The LIRR second track project is two years ahead of schedule and is slated to begin in July, in part due to a $138 million increase in funding for the MTA’s 2010-14 Capital Program.
“This is a home run for Long Island’s economy,” said Suffolk County Executive Steve Bellone. “Without question, I think this is the single best investment that we can make in terms of our infrastructure.”
Fuschillo explained that the second track project would improve service reliability and performance along the LIRR’s Ronkonkoma branch, “one of its most heavily utilized branches.” The branch has stops from Farmingdale to Ronkonkoma, including Wyandanch, Deer Park, Brentwood, and Central Islip.
“This is an important return on our investment,” said Zeldin. The project is also necessary to enable the future rebuilding and reopening of the Republic train station, a vital component of the proposed Republic/Route 110 Corridor Project. The Republic train station has been closed since 1987.
Senator Fuschillo has been working on the Republic/Route 110 Corridor Project with former Babylon Supervisor, and now Suffolk County Executive, Steve Bellone, current Babylon Supervisor Rich Schaffer, and Huntington Supervisor Frank Petrone.
“We’ve got to bring that back into a new transit-oriented development,” said LIRR President Helena Williams, as she pointed behind the press conference gathering to a blighted, rundown warehouse with busted out windows and overgrown vegetation that sits adjacent to the rear of Airport Plaza Shopping Center along Conklin Street.
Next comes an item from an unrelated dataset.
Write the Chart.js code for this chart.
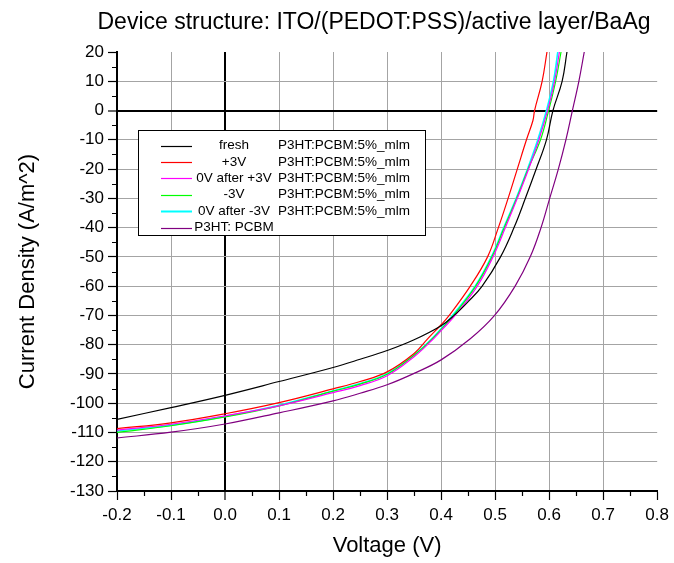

She foresees the potential for housing, retail and transit development there.
Williams gave some brief details about the timeline for what she explained are many smaller projects of the whole.
Environmental studies and surveying are underway along the track expansion and train station redevelopment. Designing and pre-construction begins in July 2012. Much of the construction and development from Ronkonkoma to Central Islip will be completed by September 2012, and the final phase from Central Islip to Farmingdale is slated to be completed by 2018.
“I see this as a game-changer for Long Island,” said Williams.